Mexico as an election-year wedge issue was the unspoken theme of Obama and Peña Nieto’s last meeting. In the joint press conference, The Donald was the elephant in the White House. Obama began with a direct reference to he-who-shall-not-be-named: “Let me start off by saying something that bears repeating, especially given some of the heated rhetoric that we sometimes hear: The United States values tremendously our enduring partnership with Mexico and our extraordinary ties of family and friendship with the Mexican people.”

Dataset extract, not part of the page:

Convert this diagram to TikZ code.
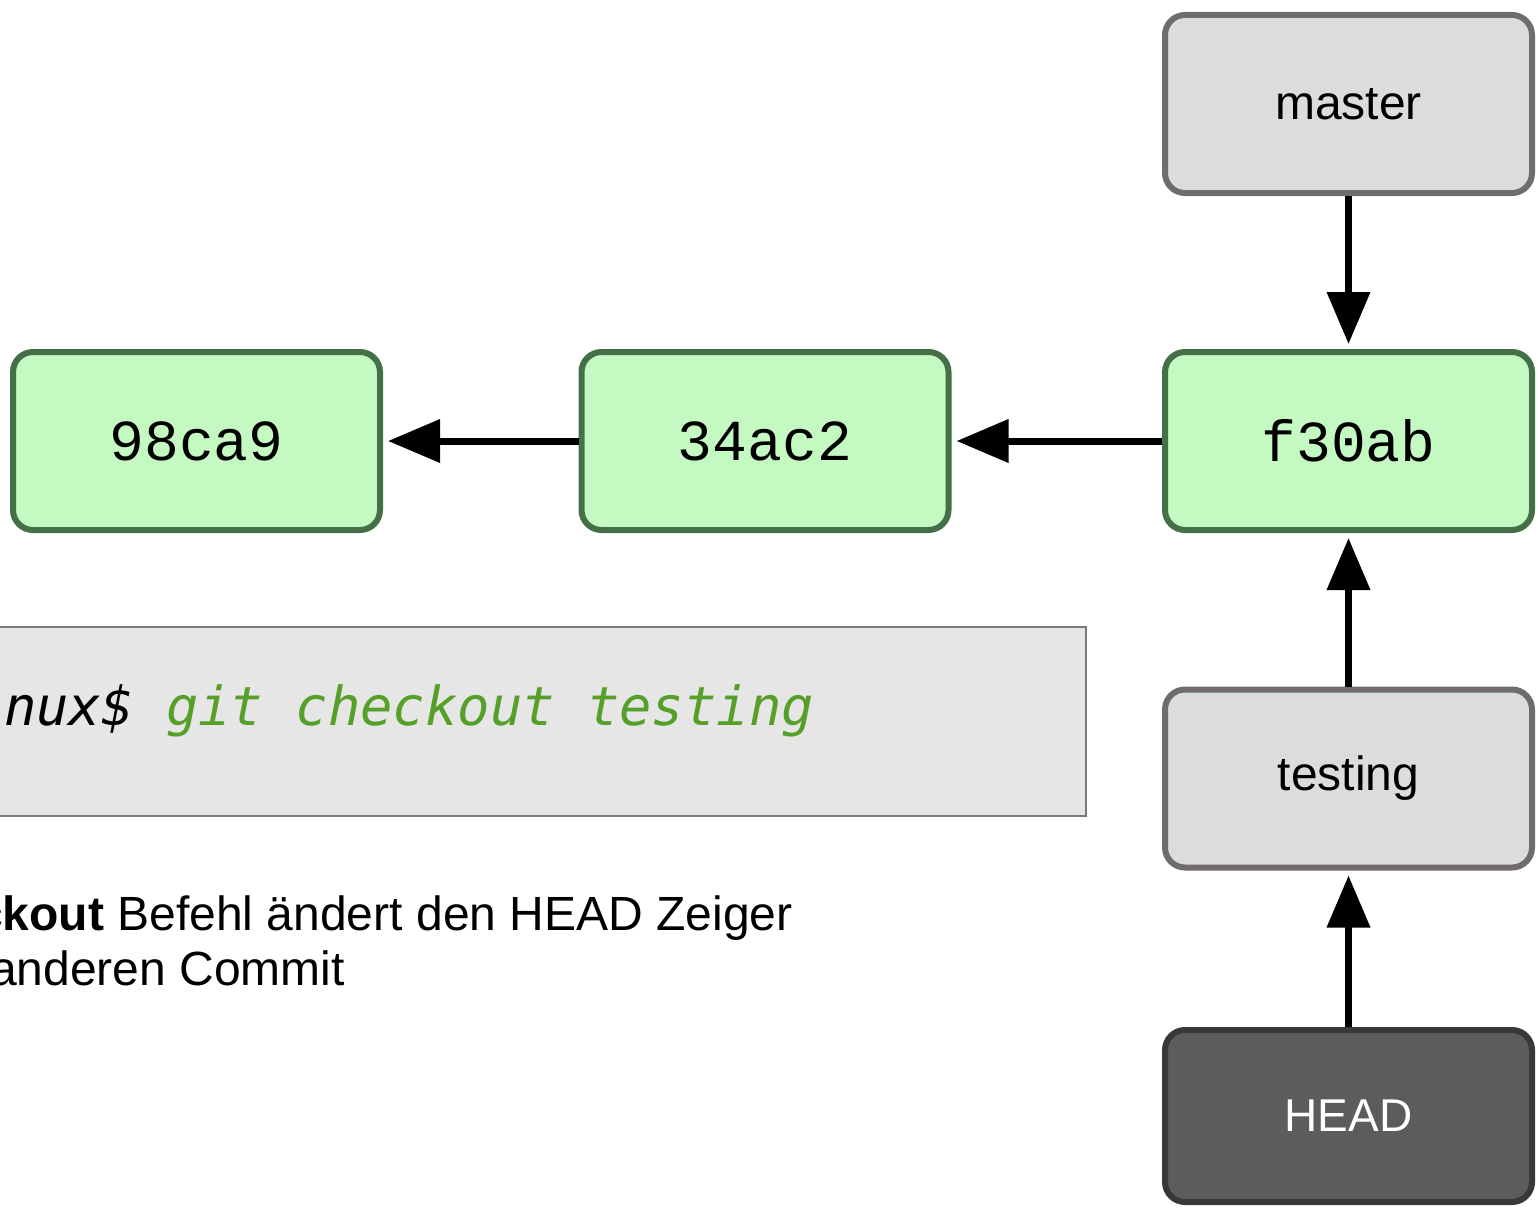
\documentclass[tikz,border=0pt]{standalone}
\usepackage{fontspec}
\setmainfont{Liberation Sans}
\setmonofont{DejaVu Sans Mono}
\newfontfamily\hashfont{Liberation Mono}
\usetikzlibrary{arrows.meta}
\definecolor{cfill}{HTML}{C4F9C2}
\definecolor{cborder}{HTML}{446F47}
\definecolor{bfill}{HTML}{DADDDC}
\definecolor{bborder}{HTML}{706C6C}
\definecolor{hfill}{HTML}{5B5C5B}
\definecolor{hborder}{HTML}{383838}
\definecolor{codefill}{HTML}{E6E6E6}
\definecolor{codeborder}{HTML}{7A7A7A}
\definecolor{codegreen}{HTML}{56A02A}
\begin{document}
\begin{tikzpicture}[x=1pt,y=-1pt,
  box/.style={draw, line width=6pt, rounded corners=20pt, minimum width=367pt, minimum height=178pt, inner sep=0pt},
  commit/.style={box, draw=cborder, fill=cfill, font=\hashfont\fontsize{58}{60}\selectfont},
  branch/.style={box, draw=bborder, fill=bfill, font=\fontsize{48}{50}\selectfont},
  headbox/.style={box, minimum height=172pt, draw=hborder, fill=hfill, text=white, font=\fontsize{46}{50}\selectfont},
  ptr/.style={line width=7pt, -{Triangle[width=42pt,length=52pt]}, shorten >=5pt},
  codebox/.style={draw=codeborder, fill=codefill, line width=1.5pt},
  txt/.style={inner sep=0pt, anchor=base west, font=\fontsize{48}{55}\selectfont},
]
\useasboundingbox (0,0) rectangle (1538,1207);
\clip (0,0) rectangle (1538,1207);

% commits and pointers
\node[branch] (master) at (1348.5,104) {master};
\node[commit] (f30ab) at (1348.5,441) {f30ab};
\node[commit] (c34ac2) at (765,441) {34ac2};
\node[commit] (c98ca9) at (196.5,441) {98ca9};
\node[branch] (testing) at (1348.5,778.5) {testing};
\node[headbox] (head) at (1348.5,1116) {HEAD};

\draw[ptr] (master.south) -- (f30ab.north);
\draw[ptr] (f30ab.west) -- (c34ac2.east);
\draw[ptr] (c34ac2.west) -- (c98ca9.east);
\draw[ptr] (testing.north) -- (f30ab.south);
\draw[ptr] (head.north) -- (testing.south);

% command box
\node[codebox, minimum width=1088pt, minimum height=189pt, inner sep=0pt, anchor=north west] (code) at (-3,626) {};
\node[inner sep=0pt, anchor=base west, font=\ttfamily\itshape\fontsize{53.8}{60}\selectfont] (cmd) at (4,725)
  {nux\$ \textcolor{codegreen}{git checkout testing}};

% caption
\node[txt] (line1) at (-24,930) {\textbf{ckout} Befehl ändert den HEAD Zeiger};
\node[txt] (line2) at (-10,985) {anderen Commit};
\end{tikzpicture}
\end{document}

The meeting sought to remind the U.S. public that it’s impossible to cut ties with Mexico — whether by building a wall, deporting some 11 million mostly Mexican immigrants, or canceling trade agreements, all of which Trump has proposed.

It also sought to woo the Latino vote, which could make the difference in this year’s elections — a fact that both Obama and Hillary Clinton are well aware of.

For Peña Nieto, the visit offered an opportunity to score some foreign policy points just as he’s he tanking domestically. The Mexican president’s approval ratings have hit an all-time low at 29 percent. His government’s involvement and cover-up in the case of the 43 disappeared students from Ayotzinapa, the restructuring of the education system that led to widespread protests from teachers and parents, the police killing of nine of those protesters, and the peso’s freefall have left his presidency battered with two more years to go.

Peña Nieto first saw Trump’s virulent anti-Mexicanism as a way to unite the country around something that wasn’t opposition to his presidency. Now, with the Republican candidate looking like a possible winner, he backed off earlier criticisms (saying his comparison of Trump’s tone to Mussolini and Hitler was taken out of context) and repeatedly stated his willingness to work with whomever the U.S. public elects.

Of course, he has no choice. As the presidents pointed out, $1.5 billion in trade and investment cross the border every day. The two countries need each other, but Mexico’s dependency on the U.S. is particularly notorious.

The North American Free Trade Agreement (NAFTA) is the main reason. Like leap year, NAFTA pops up every four years — when U.S. presidential candidates scramble to disassociate themselves from it.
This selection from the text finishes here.